I am analyzing data from an industrial control system that records sensor data at 1-second intervals to a CSV file. We do analysis weekly, so the CSV file is large (49 columns x ~600k rows). Sometimes (probably due to power outages in the field), the CSV file has corrupt rows. We get rows where the number of columns is right but the data type is wrong. Here is a dummy DF that illustrates the issue in smaller scale:
mydict = {'colFloat': [1.5, 2.3, 'TRUE', 'FALSE', 3.5, 7.8], 'colBool': ['FALSE', 'TRUE', 3.2, 1.1, 'TRUE', 'TRUE'], 'colInt': [2, 2, 3.7, 9.9, 1, 4]}
df = pd.DataFrame(data = mydict)
In this example, 'colFloat' should be of dtype float64, 'colBool' should be of dtype bool, 'colInt' should be of dtype int64, but of course the two buggy rows in the middle cause all three columns to be of type object. Later, when I try and do groupbys and integrate sensor readings (for example from 'colFloat'), I get an error because the non-float data in the column cause an issue.

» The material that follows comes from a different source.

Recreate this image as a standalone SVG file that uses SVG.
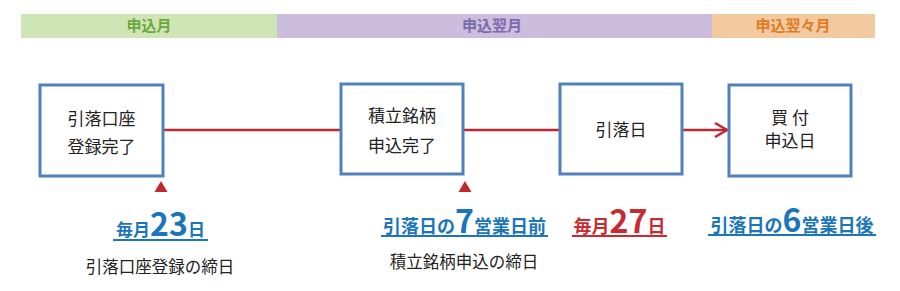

I'd like a method that I can run on the df that will remove the faulty rows and notify me that they exist. The resulting df in my example above would look like this df:
mydictclean = {'colFloat': [1.5, 2.3, 3.5, 7.8], 'colBool': ['FALSE', 'TRUE', 'TRUE', 'TRUE'], 'colInt': [2, 2, 1, 4]}
dfclean = pd.DataFrame(data = mydictclean)
I tried specifying the dtypes using the dtype parameter in the read_csv call, but that just throws an error when the function encounters the bad rows. Thank you for your help!
CodePudding user response:
You can use a set of converter, then drop the rows with NaNs:
types = {'colFloat': 'numeric', 'colInt': 'numeric', 'colBool': 'boolean'}
converter = {'numeric': lambda s: pd.to_numeric(s, errors='coerce'),
'boolean': lambda s: s.str.upper().map({'TRUE': True, 'FALSE': False})
}
dfclean = pd.DataFrame(index=df.index)
for c, t in types.items():
dfclean[c] = converter[t](df[c])
dfclean = dfclean.dropna()
print(dfclean)
output:
colFloat colInt colBool
0 1.5 2.0 False
1 2.3 2.0 True
4 3.5 1.0 True
5 7.8 4.0 True
NB. regarding the int/float, it is not always easy to maintain this with pandas. You can use convert_dtypes
to perform automated (safe) float -> int conversion in case all values have no decimal part.
CodePudding user response:
I would try to catch all type errors AND CONVERT at the same time, in all columns.
See How do I check if a string is a number (float)? for the first function:
def is_number(n):
is_number = True
try:
num = float(n)
# check for "nan" floats
is_number = num == num # or use `math.isnan(num)`
except ValueError:
is_number = False
return is_number
Then your own:
def check_and_convert_int(x):
if x.is_integer():
return int(x)
else:
return np.nan
def check_and_convert_bool(x):
if x in [True, 'True', 'TRUE']:
return True
elif x in [False, 'False', 'FALSE']:
return False
else:
return np.nan
def check_and_convert_float(x):
if is_number(x):
return float(x)
else:
return np.nan
Then I would do :
df['int_col_clean'] = df['int_col'].apply(lambda x: check_and_convert_int(x))
df['bool_col_clean'] = df['bool_col'].apply(lambda x: check_and_convert_bool(x))
df['float_col_clean'] = df['float_col'].apply(lambda x: check_and_convert_float(x))
Inspect the columns that may be dropped using :
df[df.isna().any(axis=1)]
If everything is fine, drop them :
df = df.dropna(subset = ['int_col_clean', 'bool_col_clean', 'float_col_clean'])
CodePudding user response:
I had to change the boolean values because the way they are right now they are strings:
mydict = {'colFloat': [1.5, 2.3,'TRUE', 'FALSE', 3.5, 7.8], 'colBool': [False, True, 3.2, 1.1, True, True], 'colInt': [2, 2, 3.7, 9.9, 1, 4]}
df = pd.DataFrame(data = mydict)
Then you can filter based on the instance type:
df = df[df['colFloat'].apply(isinstance, args=[float])]
df = df[df['colBool'].apply(isinstance, args=[bool])]
df['colInt'] = df['colInt'].astype(int)
df = df[df['colInt'].apply(isinstance, args=[int])]
df
Output:
colFloat colBool colInt
0 1.5 False 2
1 2.3 True 2
4 3.5 True 1
5 7.8 True 4
CodePudding user response:
try this:
df.loc[(df.colFloat.apply(lambda x: type(x) == float)) ]
but your boolcol is string not bool.